The psyche takes a long time to catch up with the rational mind, so dreams like this might be expected as the brain rids itself of stuff that’s past its sell-by date. Bewilderment. Wilderness.
I wondered if this was my psychopathology. And then I discovered Smirnoff. Well, actually, I started to tell a friend, but before I’d got to the end of the first sentence, he interrupted and finished it for me. He was having them too, and had been for ages. And then another and another friend tell me much the same. It’s good to know I’m not psychotic. *
Whatever else these dreams may be, they’re not irrelevant. All our lives are governed by attitudes and ways of thinking that develop when we’re in our prime. Decades later circumstances have changed, and it’s often inappropriate to let those same attitudes govern how we think or respond. With a bit of luck, I can give them up for lent. At first I was disturbed by the dreams, but now I look forward each night to the next instalment of the soap opera.
There’s a scene in Shadowlands, the film of Joy Gresham’s romance with C S Lewis, where Lewis meets one of his former pupils, now a teacher. In the course of a brief conversation, the former pupil quoted his father: ‘we read to know we’re not alone.’ We talk and listen to know we’re not alone, too. It’s reassuring to hear ‘that’s just how I see it too’. Knowing that you’re not alone gives you courage to stick to your guns.
* Neurotics build castles in the air, psychotics live in them, psychiatrists collect the rent.

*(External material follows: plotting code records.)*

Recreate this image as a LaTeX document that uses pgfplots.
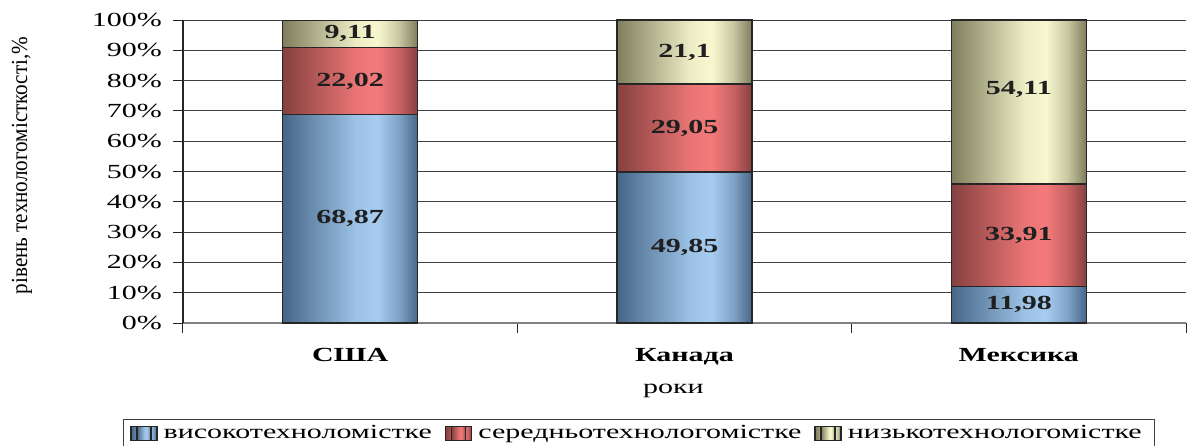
\documentclass[border=0pt]{standalone}
\usepackage{fontspec}
\setmainfont{Liberation Serif}[FakeStretch=1.5]
\newfontfamily\ylabfont{Liberation Serif}[FakeStretch=0.92]
\usepackage{pgfplots}
\pgfplotsset{compat=1.18}
\definecolor{bdark}{RGB}{70,102,136}
\definecolor{blight}{RGB}{166,204,240}
\definecolor{rdark}{RGB}{134,64,64}
\definecolor{rlight}{RGB}{244,122,122}
\definecolor{ydark}{RGB}{126,126,94}
\definecolor{ylight}{RGB}{248,248,208}
\pgfdeclarehorizontalshading{hishade}{100bp}{color(0bp)=(bdark); color(25bp)=(bdark); color(40bp)=(blight!50!bdark); color(52bp)=(blight!90!bdark); color(60bp)=(blight); color(68bp)=(blight!60!bdark); color(75bp)=(bdark); color(100bp)=(bdark)}
\pgfdeclarehorizontalshading{midshade}{100bp}{color(0bp)=(rdark); color(25bp)=(rdark); color(40bp)=(rlight!50!rdark); color(52bp)=(rlight!90!rdark); color(60bp)=(rlight); color(68bp)=(rlight!60!rdark); color(75bp)=(rdark); color(100bp)=(rdark)}
\pgfdeclarehorizontalshading{loshade}{100bp}{color(0bp)=(ydark); color(25bp)=(ydark); color(40bp)=(ylight!50!ydark); color(52bp)=(ylight!90!ydark); color(60bp)=(ylight); color(68bp)=(ylight!60!ydark); color(75bp)=(ydark); color(100bp)=(ydark)}
\pgfplotsset{
  frame/.style={scale only axis, width=501.5pt, height=151.5pt,
    xmin=-0.5, xmax=2.5, ymin=0, ymax=100},
  bars/.style={frame, ybar stacked, bar width=67.5pt},
  hi/.style={draw=black!85, line width=0.75pt, shade, shading=hishade},
  mid/.style={draw=black!85, line width=0.75pt, shade, shading=midshade},
  lo/.style={draw=black!85, line width=0.75pt, shade, shading=loshade},
}
\begin{document}
\begin{tikzpicture}
% USA bars and the whole frame
\begin{axis}[
  bars,
  xtick={-0.5,0.5,1.5,2.5}, xticklabels={{},{},{},{}},
  extra x ticks={0,1,2},
  extra x tick labels={США,Канада,Мексика},
  extra x tick style={major tick length=0pt, xticklabel style={font=\bfseries, yshift=-9pt}},
  ytick={0,10,...,100},
  yticklabel={\pgfmathprintnumber{\tick}\%},
  yticklabel style={xshift=-2pt},
  /pgf/number format/assume math mode=true,
  axis x line*=bottom, axis y line*=left,
  x axis line style={black!50, line width=1pt},
  y axis line style={black!85, line width=0.6pt},
  tick align=outside, major tick length=5pt,
  tick style={black!85, line width=0.5pt},
  ymajorgrids, grid style={black!75, line width=0.5pt},
  xlabel={роки},
  xlabel style={at={(axis description cs:0.489,0)}, anchor=center, yshift=-34pt},
  ylabel={\ylabfont\fontsize{11.5}{13}\selectfont рівень технологомісткості,\%},
  ylabel style={at={(axis description cs:-0.1605,0.52)}, anchor=center},
  legend columns=3,
  legend style={at={(axis description cs:0.4546,-0.3168)}, anchor=north,
    draw=black!75, line width=0.5pt, inner xsep=3.5pt, inner ysep=2pt,
    column sep=0pt, /tikz/every even column/.append style={column sep=3.5pt},
    nodes={inner xsep=3pt, inner ysep=1pt}},
  legend cell align=left,
  legend image code/.code={\path (0pt,-3.5pt) rectangle (13pt,3.5pt);
    \draw[#1] (3pt,-3.5pt) rectangle (10pt,3.5pt);},
]
\addplot[hi]  coordinates {(0,68.87)};
\addplot[mid] coordinates {(0,22.02)};
\addplot[lo]  coordinates {(0,9.11)};
\legend{високотехноломістке, середньотехнологомістке, низькотехнологомістке}
\end{axis}
% Canada
\begin{axis}[bars, hide axis]
\addplot[hi]  coordinates {(1,49.85)};
\addplot[mid] coordinates {(1,29.05)};
\addplot[lo]  coordinates {(1,21.1)};
\end{axis}
% Mexico
\begin{axis}[bars, hide axis]
\addplot[hi]  coordinates {(2,11.98)};
\addplot[mid] coordinates {(2,33.91)};
\addplot[lo]  coordinates {(2,54.11)};
\end{axis}
% value labels, centred in each segment
\begin{axis}[
  frame, hide axis,
  point meta=explicit symbolic,
  nodes near coords,
  nodes near coords style={font=\bfseries, text=black!88, anchor=center},
]
\addplot[draw=none, mark=none, nodes near coords] coordinates {(0,34.435)[68{,}87] (1,24.925)[49{,}85] (2,5.99)[11{,}98]};
\addplot[draw=none, mark=none, nodes near coords] coordinates {(0,79.88)[22{,}02] (1,64.375)[29{,}05] (2,28.935)[33{,}91]};
\addplot[draw=none, mark=none, nodes near coords] coordinates {(0,95.445)[9{,}11] (1,89.45)[21{,}1] (2,77.055)[54{,}11]};
\end{axis}
\pgfresetboundingbox
\path[use as bounding box] (-91.5pt,-61pt) rectangle (502.5pt,161.5pt);
\end{tikzpicture}
\end{document}
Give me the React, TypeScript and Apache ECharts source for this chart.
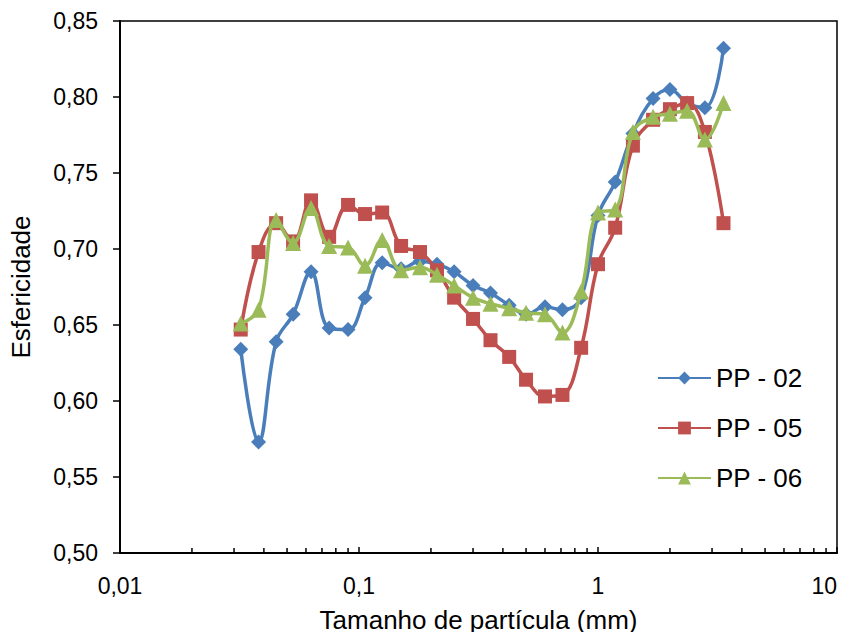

The ways you dealt with things in the first half of life doesn’t work for the second half. A new tool kit is required! The second half of life is more about unlearning than learning…. Not an easy thing to do but it’s very necessary. Dreams are important to unpack and you are fortunate you can remember them as I can only sometimes remember. During sleep your subconscious activity has free reinwithout the thinking mind closing the gate on certain “stuff” that it maybe uncomfortable with. There are people out there who specialise in dream work. R
I read Rohr too! I trained myself to remember dreams. It is not difficult.